Link Motion Ltd.
- Founded: 2001; 25 years ago Finland
- Headquarters: Tampere, Finland
- Area served: Worldwide
- Key people: Pasi Nieminen (CEO)
- Services: Carputer
- Parent: Link Motion Inc
- Website: www.link-motion.com

= Link Motion =

Finnish vehicle technology company

Link Motion is an automotive software and hardware company developing embedded automotive systems that have been used in the Lamborghini Huracán. Their main product is the Motion T carputer which can implement a connected vehicle gateway as a separate unit or as a part of the cockpit solution (eCockpit). The Motion T carputer runs on NXP's i.MX8 multi-OS platform, supports four in-car HD displays and hosts connectivity features on Microsoft’s connected vehicle platform, a set of services built on the Microsoft Azure cloud, such as over-the-air software and firmware updates, telemetry and diagnostics data and secure remote access.

==How it works==
Link Motion is a next generation on-board unit hardware and open source powered secure software platform that enables integration of features for connected and smart cars. Link Motion uses Linux and Qt to implement several previously discrete ECU with one computer and relies on ARM TrustZone and virtualization to protect critical system functions from vulnerabilities. An AUTOSAR based operating system in the heart of the carputer is responsible for controlling safety-critical functions and vehicle communication on the controller-area network (CAN bus). It supports central unit, instrument cluster and head-up displays, rear-view cameras, CANopen protocol and it offers connectivity through cellular, vehicle-to-everything (V2X), WiFi and Bluetooth connections as well as location services using GPS, GLONASS and BeiDou. Data is shared and stored in the cloud, and a platform that supports both custom connected car services and others such as Apple CarPlay, Baidu Carlife or Android Auto. Vehicle data can be captured with on-board diagnostics (OBD) which is available using standard OBD-II PIDs.

==New Development==
Link Motion will further enhance its carputer into a “CarBrain” platform, using artificial intelligence (AI) and blockchain applications to make vehicles a more intelligent part of the traffic ecosystem. They have also integrated Keystone into the platform which is Irdeto’s new smartphone-based vehicle access solution that allows vehicle owners to create and control policies around multi-user vehicle access, settings and usage including ECU-side functionality and cloud services, as well as a complete back-end management system with analytics.

==History==
Founded in 2001 to develop embedded Linux systems the company was originally called Nomovok. That led to developing mobile operating systems for Nokia and others.

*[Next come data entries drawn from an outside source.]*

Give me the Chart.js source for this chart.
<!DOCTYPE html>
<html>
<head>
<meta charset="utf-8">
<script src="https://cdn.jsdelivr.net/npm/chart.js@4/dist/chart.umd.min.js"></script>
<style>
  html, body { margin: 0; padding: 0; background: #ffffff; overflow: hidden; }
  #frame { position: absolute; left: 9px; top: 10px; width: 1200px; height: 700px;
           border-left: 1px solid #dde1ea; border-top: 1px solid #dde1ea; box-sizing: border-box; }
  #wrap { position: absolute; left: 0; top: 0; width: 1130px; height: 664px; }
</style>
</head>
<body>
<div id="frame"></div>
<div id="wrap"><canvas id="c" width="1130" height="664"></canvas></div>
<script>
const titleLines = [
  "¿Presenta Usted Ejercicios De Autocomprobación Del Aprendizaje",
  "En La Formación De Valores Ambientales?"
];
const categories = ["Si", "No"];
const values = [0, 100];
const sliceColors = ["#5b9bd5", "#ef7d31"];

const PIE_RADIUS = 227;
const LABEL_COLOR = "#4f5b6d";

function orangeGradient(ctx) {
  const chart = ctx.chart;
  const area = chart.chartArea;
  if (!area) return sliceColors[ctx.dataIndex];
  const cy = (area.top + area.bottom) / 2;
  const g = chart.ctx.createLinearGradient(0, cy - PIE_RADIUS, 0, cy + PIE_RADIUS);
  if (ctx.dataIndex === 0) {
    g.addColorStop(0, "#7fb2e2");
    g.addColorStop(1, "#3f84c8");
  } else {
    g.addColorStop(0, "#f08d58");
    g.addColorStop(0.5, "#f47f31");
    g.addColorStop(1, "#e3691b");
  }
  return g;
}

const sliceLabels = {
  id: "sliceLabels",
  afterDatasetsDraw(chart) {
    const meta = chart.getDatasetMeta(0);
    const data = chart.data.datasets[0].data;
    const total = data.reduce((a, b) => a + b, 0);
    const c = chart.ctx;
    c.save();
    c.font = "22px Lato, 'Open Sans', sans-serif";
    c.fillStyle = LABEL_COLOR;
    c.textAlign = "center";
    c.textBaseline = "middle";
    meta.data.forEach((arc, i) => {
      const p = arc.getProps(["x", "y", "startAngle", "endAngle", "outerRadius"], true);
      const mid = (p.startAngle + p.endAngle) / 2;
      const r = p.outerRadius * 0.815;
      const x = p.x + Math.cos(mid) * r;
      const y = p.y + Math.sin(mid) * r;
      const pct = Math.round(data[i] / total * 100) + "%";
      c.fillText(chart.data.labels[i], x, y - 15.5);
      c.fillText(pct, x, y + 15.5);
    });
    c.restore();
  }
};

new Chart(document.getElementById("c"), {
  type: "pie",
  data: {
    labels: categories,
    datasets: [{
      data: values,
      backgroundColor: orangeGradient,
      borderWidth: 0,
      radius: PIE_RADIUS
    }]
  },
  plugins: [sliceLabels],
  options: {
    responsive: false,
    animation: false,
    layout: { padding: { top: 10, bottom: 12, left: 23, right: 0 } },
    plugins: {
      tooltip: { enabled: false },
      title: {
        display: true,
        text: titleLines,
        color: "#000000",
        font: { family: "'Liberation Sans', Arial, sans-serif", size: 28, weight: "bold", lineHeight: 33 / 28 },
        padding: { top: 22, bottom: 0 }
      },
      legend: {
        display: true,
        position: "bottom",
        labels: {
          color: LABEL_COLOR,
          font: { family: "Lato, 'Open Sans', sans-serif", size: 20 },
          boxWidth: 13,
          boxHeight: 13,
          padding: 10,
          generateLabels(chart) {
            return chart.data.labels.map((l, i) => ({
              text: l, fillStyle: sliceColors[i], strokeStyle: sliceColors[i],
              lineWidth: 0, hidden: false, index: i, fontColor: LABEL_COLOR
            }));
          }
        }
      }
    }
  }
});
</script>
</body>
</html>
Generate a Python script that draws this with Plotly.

In 2006 they started working on automotive software and embedded automotive systems. Then in 2014 the company was re-branded to Link Motion.

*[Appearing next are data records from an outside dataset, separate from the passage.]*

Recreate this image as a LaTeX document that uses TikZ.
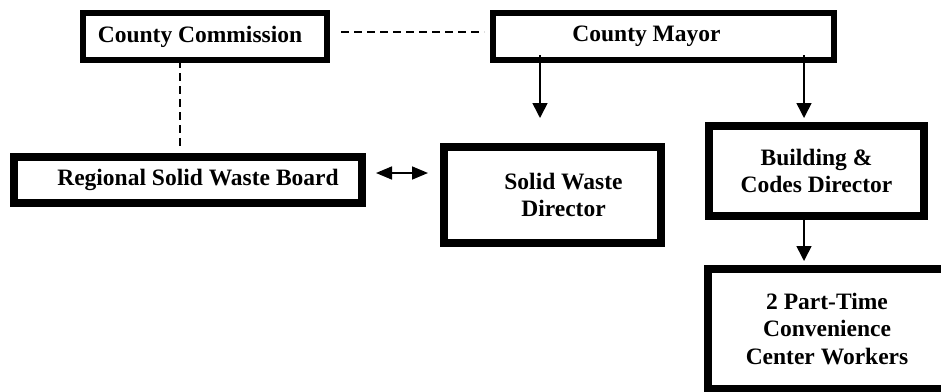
\documentclass[tikz,border=0pt]{standalone}
\usepackage{fontspec}
\setmainfont{Liberation Serif}
\usepackage{tikz}
\usetikzlibrary{arrows.meta}

\begin{document}
\begin{tikzpicture}[x=1pt,y=-1pt,
        box/.style={draw,line width=8pt,align=center,inner sep=0pt,
            font=\fontsize{23.5}{27.5}\selectfont\bfseries},
        topbox/.style={box,line width=6pt},
        arr/.style={line width=1.6pt,-{Triangle[length=15pt,width=15pt]}},
        dbl/.style={line width=1.6pt,{Triangle[length=16pt,width=13pt]}-{Triangle[length=16pt,width=13pt]}},
        dsh/.style={line width=1.5pt,dash pattern=on 8pt off 5pt}]
    \useasboundingbox(0,0)rectangle(941,391);
    \clip(0,0)rectangle(941,391);

    \node[topbox,minimum width=244pt,minimum height=47pt](comm)at(205,36.5){County Commission\hspace*{10pt}};
    \node[topbox,minimum width=341pt,minimum height=47pt](mayor)at(663.5,36.5){County Mayor\hspace*{34pt}};
    \node[box,minimum width=348pt,minimum height=46pt](regional)at(188,180){\hspace*{20pt}Regional Solid Waste Board};
    \node[box,minimum width=217pt,minimum height=96pt](sw)at(552.5,195){\hspace*{22pt}Solid Waste\\\hspace*{22pt}Director};
    \node[box,minimum width=215pt,minimum height=90pt](bcd)at(816.5,171){Building \&\\Codes Director};
    \node[box,minimum width=238pt,minimum height=120pt](ptw)at(827,329){2 Part-Time\\Convenience\\Center Workers};

    \draw[dsh]([xshift=11pt,yshift=4.5pt]comm.east)--([xshift=-6pt,yshift=4.5pt]mayor.west);
    \draw[dsh]([xshift=-25pt,yshift=3pt]comm.south)--([xshift=-8pt,yshift=7pt]regional.north);

    \draw[arr]([xshift=-123.5pt,yshift=8pt]mayor.south)--([xshift=-12.5pt,yshift=25pt]sw.north);
    \draw[arr]([xshift=140.5pt,yshift=8pt]mayor.south)--([xshift=-12.5pt,yshift=4pt]bcd.north);
    \draw[arr]([xshift=-12.5pt]bcd.south)--([xshift=-23pt,yshift=4pt]ptw.north);
    \draw[dbl]([xshift=10pt,yshift=7pt]regional.east)--([xshift=-12pt,yshift=22pt]sw.west);
\end{tikzpicture}
\end{document}
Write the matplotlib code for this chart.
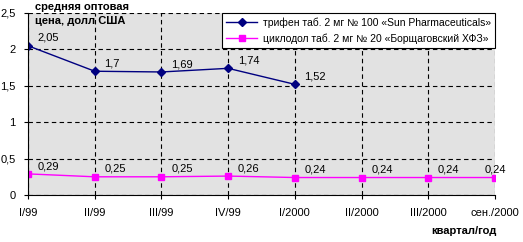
import matplotlib.pyplot as plt

# данные
quarters = ["I/99", "II/99", "III/99", "IV/99", "I/2000", "II/2000", "III/2000", "сен./2000"]
trifen = [2.05, 1.7, 1.69, 1.74, 1.52]
cyclodol = [0.29, 0.25, 0.25, 0.26, 0.24, 0.24, 0.24, 0.24]
trifen_name = "трифен таб. 2 мг № 100 «Sun Pharmaceuticals»"
cyclodol_name = "циклодол таб. 2 мг № 20 «Борщаговский ХФЗ»"
y_ticks = [0, 0.5, 1, 1.5, 2, 2.5]

plt.rcParams['font.family'] = ['Liberation Sans', 'DejaVu Sans']

fig = plt.figure(figsize=(5.23, 2.42), dpi=100)
ax = fig.add_axes([28 / 523, 47 / 242, 467 / 523, 182 / 242])
ax.set_facecolor("#e2e2e2")

x1 = list(range(len(trifen)))
x2 = list(range(len(cyclodol)))
ax.plot(x1, trifen, color="#000080", lw=1, marker="D", ms=4, label=trifen_name)
ax.plot(x2, cyclodol, color="#ff00ff", lw=1, marker="s", ms=5, label=cyclodol_name)

def fmt(v):
    return ("%g" % v).replace(".", ",")

for x, v in zip(x1, trifen):
    ax.annotate(fmt(v), (x, v), xytext=(7, 3.5), textcoords="offset points", fontsize=8)
for x, v in zip(x2, cyclodol):
    if x < len(cyclodol) - 1:
        ax.annotate(fmt(v), (x, v), xytext=(7, 3.5), textcoords="offset points", fontsize=8)
    else:
        ax.annotate(fmt(v), (x, v), xytext=(0, 3.5), textcoords="offset points",
                    fontsize=8, ha="center")

ax.set_xlim(0, len(quarters) - 1)
ax.set_ylim(0, 2.5)
ax.set_xticks(x2)
ax.set_xticklabels(quarters, fontsize=8)
ax.set_yticks(y_ticks)
ax.set_yticklabels([fmt(t) for t in y_ticks], fontsize=8)
ax.tick_params(length=3, width=0.8, pad=6)
ax.grid(True, color="black", ls=(0, (4, 3)), lw=0.8)
ax.set_axisbelow(True)
for s in ["top", "right"]:
    ax.spines[s].set_visible(False)

leg = ax.legend(loc="upper right", bbox_to_anchor=(1.0, 1.0), fontsize=7.5,
                frameon=True, fancybox=False, framealpha=1, edgecolor="black",
                borderaxespad=0, handlelength=3, handletextpad=0.5,
                labelspacing=0.55, borderpad=0.4)
leg.get_frame().set_linewidth(0.8)

fig.text(35 / 523, 1 - 14 / 242, "средняя оптовая\nцена, долл США", fontsize=8,
         fontweight="bold", va="center", ha="left", linespacing=1.5)
fig.text(497 / 523, 1 - 231 / 242, "квартал/год", fontsize=8, fontweight="bold",
         ha="right", va="center")

fig.savefig("out.png", dpi=100)
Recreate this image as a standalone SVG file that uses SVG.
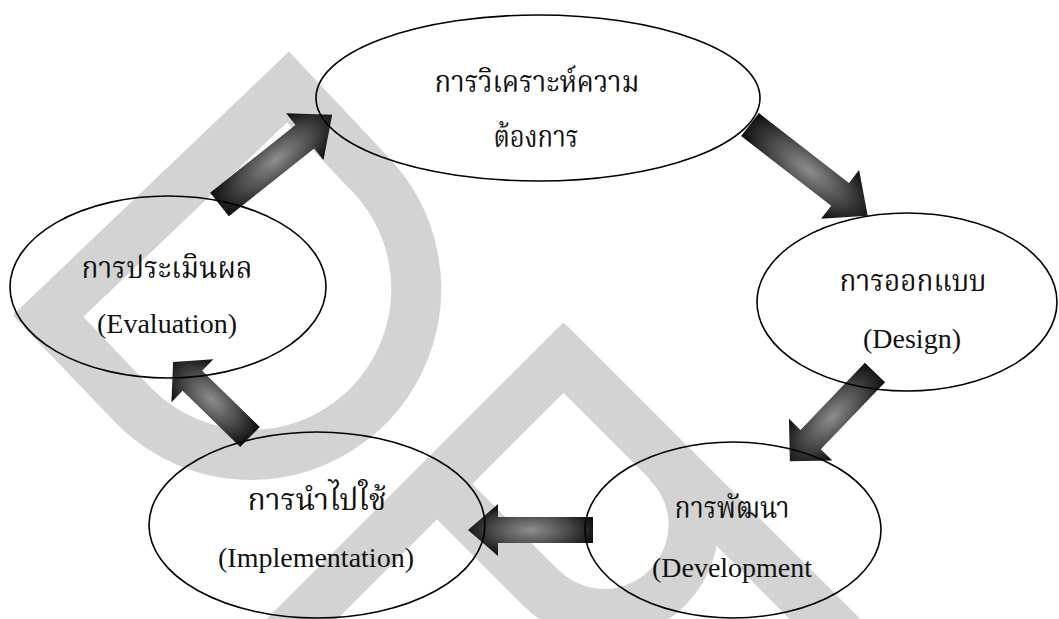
<svg xmlns="http://www.w3.org/2000/svg" width="1059" height="619" viewBox="0 0 1059 619">
<style>
.wm{fill:none;stroke:#d3d3d3;stroke-width:50;stroke-linejoin:miter;stroke-miterlimit:10}
.node ellipse{fill:none;stroke:#000;stroke-width:1.6}
.th{font-family:"Noto Serif Thai","Noto Sans Thai","Liberation Serif",serif;font-size:30px;fill:#111;text-anchor:middle}
.en{font-family:"Liberation Serif","Times New Roman",serif;font-size:28px;fill:#111;text-anchor:middle}
.arr{fill:url(#ag)}
</style>
<defs>
<radialGradient id="ag" cx="0.5" cy="0.5" r="0.55">
<stop offset="0" stop-color="#8e8e8e"/>
<stop offset="0.55" stop-color="#4a4a4a"/>
<stop offset="1" stop-color="#0a0a0a"/>
</radialGradient>
</defs>
<rect width="1059" height="619" fill="#fff"/>
<g id="watermark">
<path class="wm" d="M48,316 L288,87 L368,172 A166,166 0 0 1 251,455 A166,166 0 0 1 134,406 Z"/>
<path class="wm" d="M250,671 L563.5,357.5 L900,694"/>
<path class="wm" d="M437,484 L541,588 A89.6,89.6 0 0 0 693.6,525 A89.6,89.6 0 0 0 667,462"/>
</g>
<g id="connectors">
<polygon class="arr" points="0,-15 109,-15 109,-30 144,0 109,30 109,15 0,15" transform="translate(219.5,204.5) rotate(-38.5)"/>
<polygon class="arr" points="0,-14.5 114,-14.5 114,-31 149,0 114,31 114,14.5 0,14.5" transform="translate(750,124.5) rotate(37.8)"/>
<polygon class="arr" points="0,-14 93,-14 93,-30 123,0 93,30 93,14 0,14" transform="translate(875,372.5) rotate(133.8)"/>
<polygon class="arr" points="0,-13 95,-13 95,-26 125,0 95,26 95,13 0,13" transform="translate(593,530) rotate(180)"/>
<polygon class="arr" points="0,-14 80.5,-14 80.5,-30 107.5,0 80.5,30 80.5,14 0,14" transform="translate(250,437) rotate(-135.7)"/>
</g>
<g id="node-analysis" class="node">
<ellipse cx="538" cy="98" rx="222" ry="83"/>
<text class="th" x="537" y="92" textLength="205" lengthAdjust="spacingAndGlyphs">การวิเคราะห์ความ</text>
<text class="th" x="536" y="147" textLength="85" lengthAdjust="spacingAndGlyphs">ต้องการ</text>
</g>
<g id="node-design" class="node">
<ellipse cx="907" cy="302" rx="150" ry="89"/>
<text class="th" x="913" y="291" textLength="147" lengthAdjust="spacingAndGlyphs">การออกแบบ</text>
<text class="en" x="912" y="348">(Design)</text>
</g>
<g id="node-development" class="node">
<ellipse cx="733" cy="530" rx="148" ry="88"/>
<text class="th" x="732" y="518" textLength="115" lengthAdjust="spacingAndGlyphs">การพัฒนา</text>
<text class="en" x="732" y="577">(Development</text>
</g>
<g id="node-implementation" class="node">
<ellipse cx="317" cy="525" rx="168" ry="93"/>
<text class="th" x="317" y="510" textLength="139" lengthAdjust="spacingAndGlyphs">การนำไปใช้</text>
<text class="en" x="316" y="567">(Implementation)</text>
</g>
<g id="node-evaluation" class="node">
<ellipse cx="168" cy="287" rx="158" ry="91"/>
<text class="th" x="167" y="278" textLength="171" lengthAdjust="spacingAndGlyphs">การประเมินผล</text>
<text class="en" x="167" y="333">(Evaluation)</text>
</g>
</svg>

In October 2014, Tieto, Link Motion and Nomovok announced their collaboration on Link Motion.

In January 2015, Link Motion and MTA SpA announced their collaboration on Link Motion.

In March 2015, Link Motion and Red Bend announced strategic cooperation for an over-the-air (OTA) software update solution for Link Motion.

In the summer of 2015 NQ Mobile took a controlling stake in Link Motion.

In August 2016, Link Motion announced it will use Qt technology for the development of the user interface.

In September 2016, Link Motion became a member of the Linux Foundation and Automotive Grade Linux
(AGL).

In November 2016, Finland's first autonomous passenger car is pilot licensed. Named Marilyn the car is being developed in the VTT Technical Research Centre of Finland.

In January 2017, Link Motion implemented Cloakware for Automotive by Irdeto into Link Motion’s connected carputer, Motion T.

In May 2017, Finland's first autonomous passenger car is allowed to drive in city traffic.

In November 2017, Link Motion joined the IETA3 APPSTACLE project which aims to include an open and secure car-to-cloud and cloud-to-car platform that interconnects a wide range of cars and transport vehicles to the cloud via open in-car and Internet connection, taking advantage of 5G opportunities.

In December 2017, a partnership with Chery was announced to develop a connected car platform.

In January 2018, Link Motion was selected as the platform vendor for pure electric buses in the city of Qingdao for public transportation vehicles by extending their existing passenger car platform.

In March 2018, Link Motion announced integration of Keystone into the Link Motion CarBrain platform.